* [PROVIDED RECORDS]
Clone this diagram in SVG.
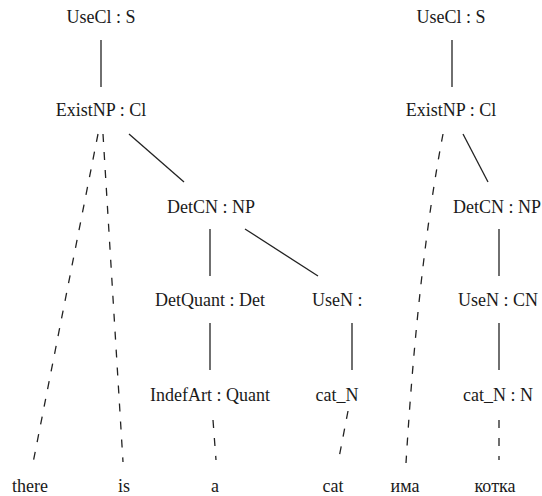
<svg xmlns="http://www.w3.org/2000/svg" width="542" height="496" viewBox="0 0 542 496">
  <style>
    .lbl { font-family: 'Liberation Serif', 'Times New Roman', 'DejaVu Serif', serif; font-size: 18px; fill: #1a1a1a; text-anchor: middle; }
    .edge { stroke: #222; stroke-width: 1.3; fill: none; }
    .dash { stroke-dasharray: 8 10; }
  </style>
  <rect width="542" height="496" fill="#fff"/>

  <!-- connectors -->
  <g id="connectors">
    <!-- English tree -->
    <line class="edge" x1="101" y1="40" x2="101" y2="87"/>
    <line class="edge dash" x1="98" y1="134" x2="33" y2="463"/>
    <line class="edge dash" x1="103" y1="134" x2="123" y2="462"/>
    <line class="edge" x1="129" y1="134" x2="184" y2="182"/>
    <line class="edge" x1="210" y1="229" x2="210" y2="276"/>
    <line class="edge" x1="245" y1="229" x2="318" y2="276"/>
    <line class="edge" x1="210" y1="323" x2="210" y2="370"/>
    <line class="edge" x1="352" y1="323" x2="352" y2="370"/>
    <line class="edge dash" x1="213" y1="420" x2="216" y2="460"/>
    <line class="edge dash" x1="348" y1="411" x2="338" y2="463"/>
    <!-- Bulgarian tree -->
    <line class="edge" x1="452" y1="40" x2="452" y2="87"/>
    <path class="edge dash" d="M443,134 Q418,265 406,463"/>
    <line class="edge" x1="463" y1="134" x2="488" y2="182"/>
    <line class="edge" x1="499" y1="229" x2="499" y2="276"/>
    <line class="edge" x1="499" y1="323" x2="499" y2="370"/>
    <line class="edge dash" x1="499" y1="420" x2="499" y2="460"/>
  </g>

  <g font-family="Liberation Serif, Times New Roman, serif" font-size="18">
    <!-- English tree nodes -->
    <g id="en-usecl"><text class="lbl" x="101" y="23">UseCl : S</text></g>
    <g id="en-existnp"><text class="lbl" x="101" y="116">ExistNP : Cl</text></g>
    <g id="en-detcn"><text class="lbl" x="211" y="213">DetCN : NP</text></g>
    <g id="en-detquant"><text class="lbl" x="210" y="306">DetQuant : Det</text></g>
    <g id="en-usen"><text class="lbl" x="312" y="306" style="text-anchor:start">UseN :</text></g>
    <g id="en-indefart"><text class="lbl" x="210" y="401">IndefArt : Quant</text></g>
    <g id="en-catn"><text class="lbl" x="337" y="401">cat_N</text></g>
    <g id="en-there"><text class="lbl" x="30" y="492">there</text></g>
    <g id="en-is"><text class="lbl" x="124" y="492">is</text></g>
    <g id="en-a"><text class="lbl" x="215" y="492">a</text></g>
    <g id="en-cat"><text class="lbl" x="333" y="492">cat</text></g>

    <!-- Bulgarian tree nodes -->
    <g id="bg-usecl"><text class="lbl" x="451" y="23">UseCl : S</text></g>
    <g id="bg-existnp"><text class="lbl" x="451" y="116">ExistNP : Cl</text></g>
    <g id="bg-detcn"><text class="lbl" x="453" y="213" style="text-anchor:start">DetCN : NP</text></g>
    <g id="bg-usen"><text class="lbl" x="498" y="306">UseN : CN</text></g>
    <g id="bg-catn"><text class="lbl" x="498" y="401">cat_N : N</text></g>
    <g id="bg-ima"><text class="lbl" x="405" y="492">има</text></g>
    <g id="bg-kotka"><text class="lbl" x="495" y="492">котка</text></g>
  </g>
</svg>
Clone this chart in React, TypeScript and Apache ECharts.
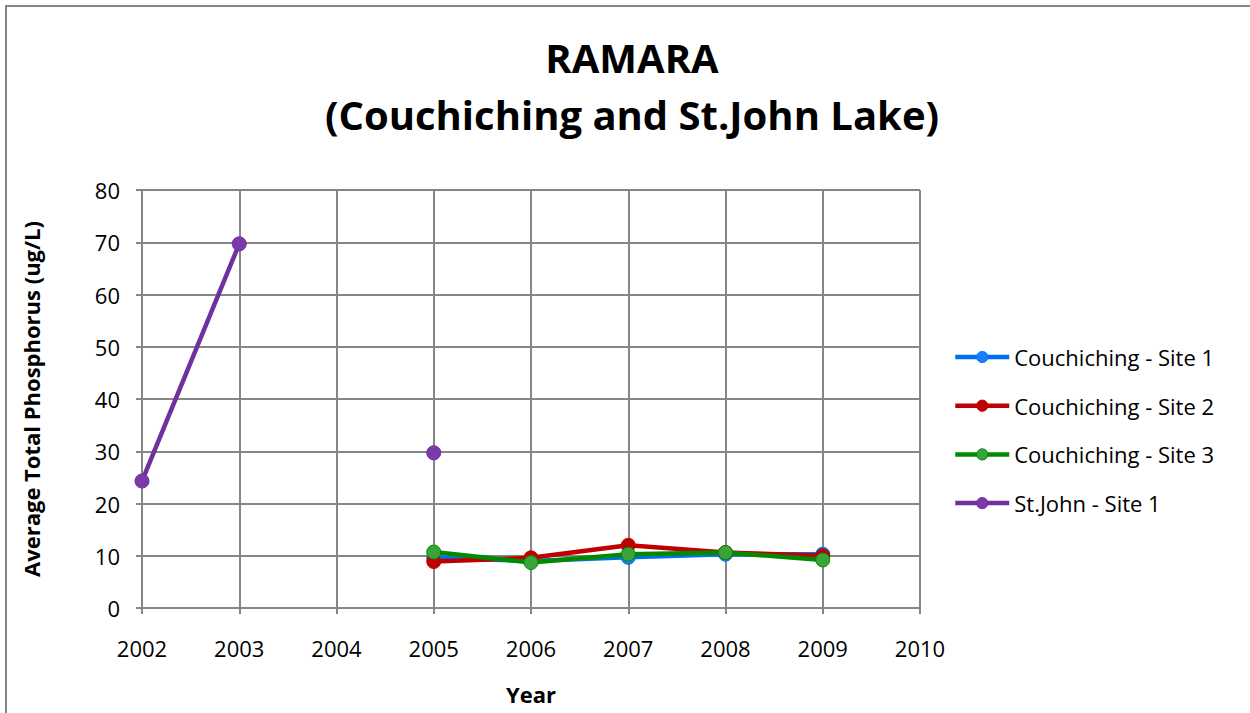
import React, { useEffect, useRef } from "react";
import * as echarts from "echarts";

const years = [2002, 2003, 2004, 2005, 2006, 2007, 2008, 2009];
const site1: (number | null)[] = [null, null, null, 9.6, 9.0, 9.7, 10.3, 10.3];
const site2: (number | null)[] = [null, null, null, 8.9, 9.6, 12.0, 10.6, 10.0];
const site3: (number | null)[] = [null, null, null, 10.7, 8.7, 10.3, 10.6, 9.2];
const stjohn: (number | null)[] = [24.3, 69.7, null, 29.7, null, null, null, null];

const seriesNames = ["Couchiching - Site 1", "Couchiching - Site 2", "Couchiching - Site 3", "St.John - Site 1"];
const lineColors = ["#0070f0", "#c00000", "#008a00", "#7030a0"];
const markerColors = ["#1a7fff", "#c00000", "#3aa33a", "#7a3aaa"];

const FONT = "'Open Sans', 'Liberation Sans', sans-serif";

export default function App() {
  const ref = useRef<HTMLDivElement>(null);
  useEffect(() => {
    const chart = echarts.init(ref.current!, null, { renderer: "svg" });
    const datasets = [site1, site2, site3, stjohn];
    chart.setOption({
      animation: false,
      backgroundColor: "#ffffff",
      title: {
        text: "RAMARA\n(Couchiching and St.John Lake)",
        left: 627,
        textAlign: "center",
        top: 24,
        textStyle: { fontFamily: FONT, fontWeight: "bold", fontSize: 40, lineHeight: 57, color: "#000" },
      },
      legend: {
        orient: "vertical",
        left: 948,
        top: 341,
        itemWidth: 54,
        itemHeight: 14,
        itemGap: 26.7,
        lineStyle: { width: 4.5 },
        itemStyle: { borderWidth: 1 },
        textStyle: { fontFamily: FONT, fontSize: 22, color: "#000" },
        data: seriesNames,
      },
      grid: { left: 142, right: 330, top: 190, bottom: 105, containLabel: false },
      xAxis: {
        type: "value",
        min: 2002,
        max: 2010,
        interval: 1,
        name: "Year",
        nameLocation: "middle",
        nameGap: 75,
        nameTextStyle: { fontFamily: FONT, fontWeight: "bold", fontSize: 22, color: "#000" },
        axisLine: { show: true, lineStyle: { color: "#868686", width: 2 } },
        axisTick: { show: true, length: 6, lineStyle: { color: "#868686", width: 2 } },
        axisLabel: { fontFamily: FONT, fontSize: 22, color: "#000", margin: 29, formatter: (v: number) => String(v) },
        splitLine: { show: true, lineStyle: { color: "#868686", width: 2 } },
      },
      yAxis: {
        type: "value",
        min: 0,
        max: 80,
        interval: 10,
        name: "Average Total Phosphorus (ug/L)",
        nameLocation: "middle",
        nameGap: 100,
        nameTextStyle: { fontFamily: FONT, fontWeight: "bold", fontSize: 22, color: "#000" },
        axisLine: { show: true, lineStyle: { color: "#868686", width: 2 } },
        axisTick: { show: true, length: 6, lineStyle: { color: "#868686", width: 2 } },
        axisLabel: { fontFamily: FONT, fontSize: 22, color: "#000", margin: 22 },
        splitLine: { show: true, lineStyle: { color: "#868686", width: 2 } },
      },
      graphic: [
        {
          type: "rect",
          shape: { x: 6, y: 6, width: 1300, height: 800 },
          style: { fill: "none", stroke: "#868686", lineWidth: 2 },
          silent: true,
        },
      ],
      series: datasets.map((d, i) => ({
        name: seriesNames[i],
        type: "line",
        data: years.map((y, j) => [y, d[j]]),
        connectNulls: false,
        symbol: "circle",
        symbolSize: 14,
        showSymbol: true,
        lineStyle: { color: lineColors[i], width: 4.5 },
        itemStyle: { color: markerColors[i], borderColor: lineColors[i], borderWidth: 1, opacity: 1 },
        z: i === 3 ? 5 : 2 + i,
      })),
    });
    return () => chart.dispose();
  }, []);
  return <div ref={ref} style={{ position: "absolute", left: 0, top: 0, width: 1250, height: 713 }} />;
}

---

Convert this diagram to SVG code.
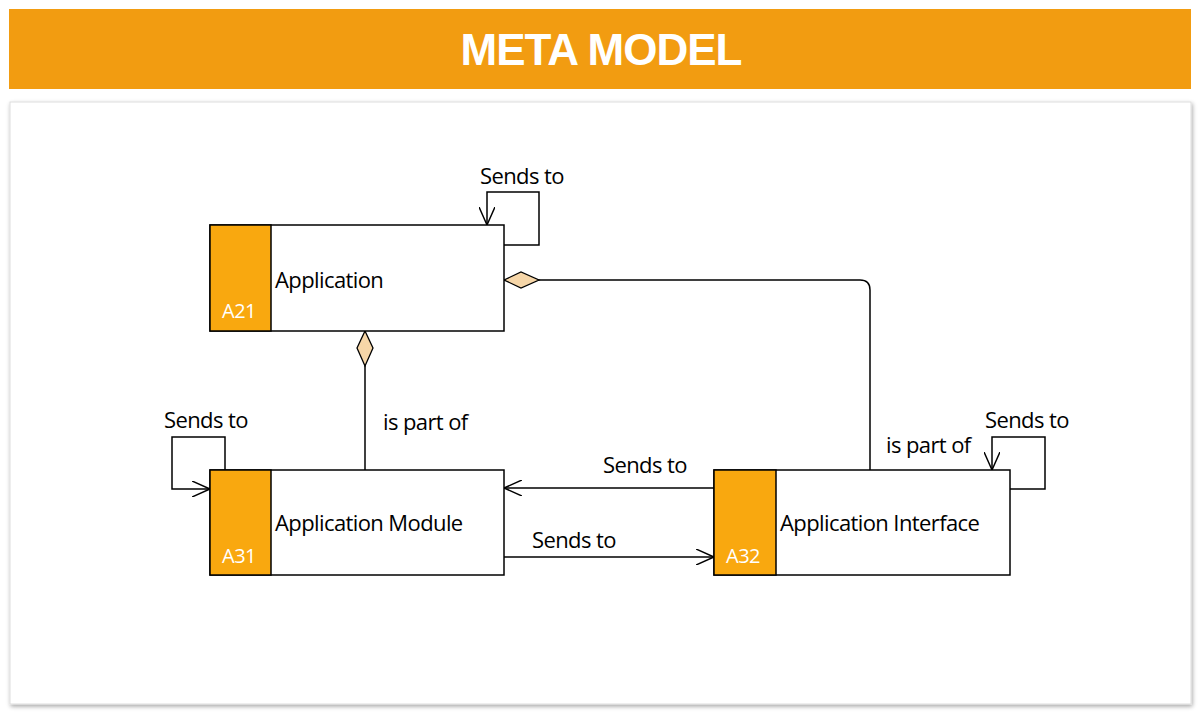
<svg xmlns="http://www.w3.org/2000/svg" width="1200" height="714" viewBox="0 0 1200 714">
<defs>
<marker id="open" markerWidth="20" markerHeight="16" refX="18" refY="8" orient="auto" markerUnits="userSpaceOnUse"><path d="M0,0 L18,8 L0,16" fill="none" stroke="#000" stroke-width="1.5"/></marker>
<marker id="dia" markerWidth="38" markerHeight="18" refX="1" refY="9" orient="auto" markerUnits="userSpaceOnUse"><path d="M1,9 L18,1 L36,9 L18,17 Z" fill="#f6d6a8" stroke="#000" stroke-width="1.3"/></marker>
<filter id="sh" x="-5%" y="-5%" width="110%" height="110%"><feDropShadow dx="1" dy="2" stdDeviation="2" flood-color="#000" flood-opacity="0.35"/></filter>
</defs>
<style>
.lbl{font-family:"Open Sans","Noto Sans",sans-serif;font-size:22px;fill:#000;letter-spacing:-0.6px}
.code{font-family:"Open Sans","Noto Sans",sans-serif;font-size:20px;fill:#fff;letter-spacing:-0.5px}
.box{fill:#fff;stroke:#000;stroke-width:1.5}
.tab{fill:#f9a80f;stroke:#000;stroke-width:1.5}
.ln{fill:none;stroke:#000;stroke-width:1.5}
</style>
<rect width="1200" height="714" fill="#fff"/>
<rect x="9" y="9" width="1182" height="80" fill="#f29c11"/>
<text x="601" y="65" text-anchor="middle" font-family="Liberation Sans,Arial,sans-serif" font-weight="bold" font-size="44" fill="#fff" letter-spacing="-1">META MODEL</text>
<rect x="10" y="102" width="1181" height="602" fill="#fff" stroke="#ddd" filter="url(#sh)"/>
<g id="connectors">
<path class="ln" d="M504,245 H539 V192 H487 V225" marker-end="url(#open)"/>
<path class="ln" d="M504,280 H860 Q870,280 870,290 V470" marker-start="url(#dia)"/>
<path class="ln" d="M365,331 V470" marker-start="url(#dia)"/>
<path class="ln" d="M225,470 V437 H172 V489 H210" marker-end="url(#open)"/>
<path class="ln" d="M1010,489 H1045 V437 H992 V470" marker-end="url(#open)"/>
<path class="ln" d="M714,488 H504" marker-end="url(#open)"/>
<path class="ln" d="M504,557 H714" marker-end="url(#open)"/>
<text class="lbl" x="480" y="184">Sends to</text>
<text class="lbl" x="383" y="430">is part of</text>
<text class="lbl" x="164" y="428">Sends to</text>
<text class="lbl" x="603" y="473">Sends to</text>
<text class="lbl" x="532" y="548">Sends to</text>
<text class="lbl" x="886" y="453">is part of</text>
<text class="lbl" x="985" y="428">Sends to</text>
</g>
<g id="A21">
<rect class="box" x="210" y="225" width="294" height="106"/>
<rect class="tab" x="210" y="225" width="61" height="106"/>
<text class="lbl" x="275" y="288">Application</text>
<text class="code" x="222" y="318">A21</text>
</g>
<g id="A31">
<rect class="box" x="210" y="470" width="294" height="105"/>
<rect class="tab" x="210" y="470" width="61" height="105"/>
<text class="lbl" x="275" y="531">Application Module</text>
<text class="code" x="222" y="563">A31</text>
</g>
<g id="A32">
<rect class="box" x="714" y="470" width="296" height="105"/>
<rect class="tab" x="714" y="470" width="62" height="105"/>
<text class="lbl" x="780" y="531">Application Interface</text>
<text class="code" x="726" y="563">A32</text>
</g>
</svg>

* [SHORT EXERCISE] Reproduce exactly the section that begins with the line containing "Clone this chart" and ends with the line containing "const stjohn: (number". Both boundary lines belong in the copy, but pictures do not.

* [EXERCISE RESULT]
Clone this chart in React, TypeScript and Apache ECharts.
import React, { useEffect, useRef } from "react";
import * as echarts from "echarts";

const years = [2002, 2003, 2004, 2005, 2006, 2007, 2008, 2009];
const site1: (number | null)[] = [null, null, null, 9.6, 9.0, 9.7, 10.3, 10.3];
const site2: (number | null)[] = [null, null, null, 8.9, 9.6, 12.0, 10.6, 10.0];
const site3: (number | null)[] = [null, null, null, 10.7, 8.7, 10.3, 10.6, 9.2];
const stjohn: (number | null)[] = [24.3, 69.7, null, 29.7, null, null, null, null];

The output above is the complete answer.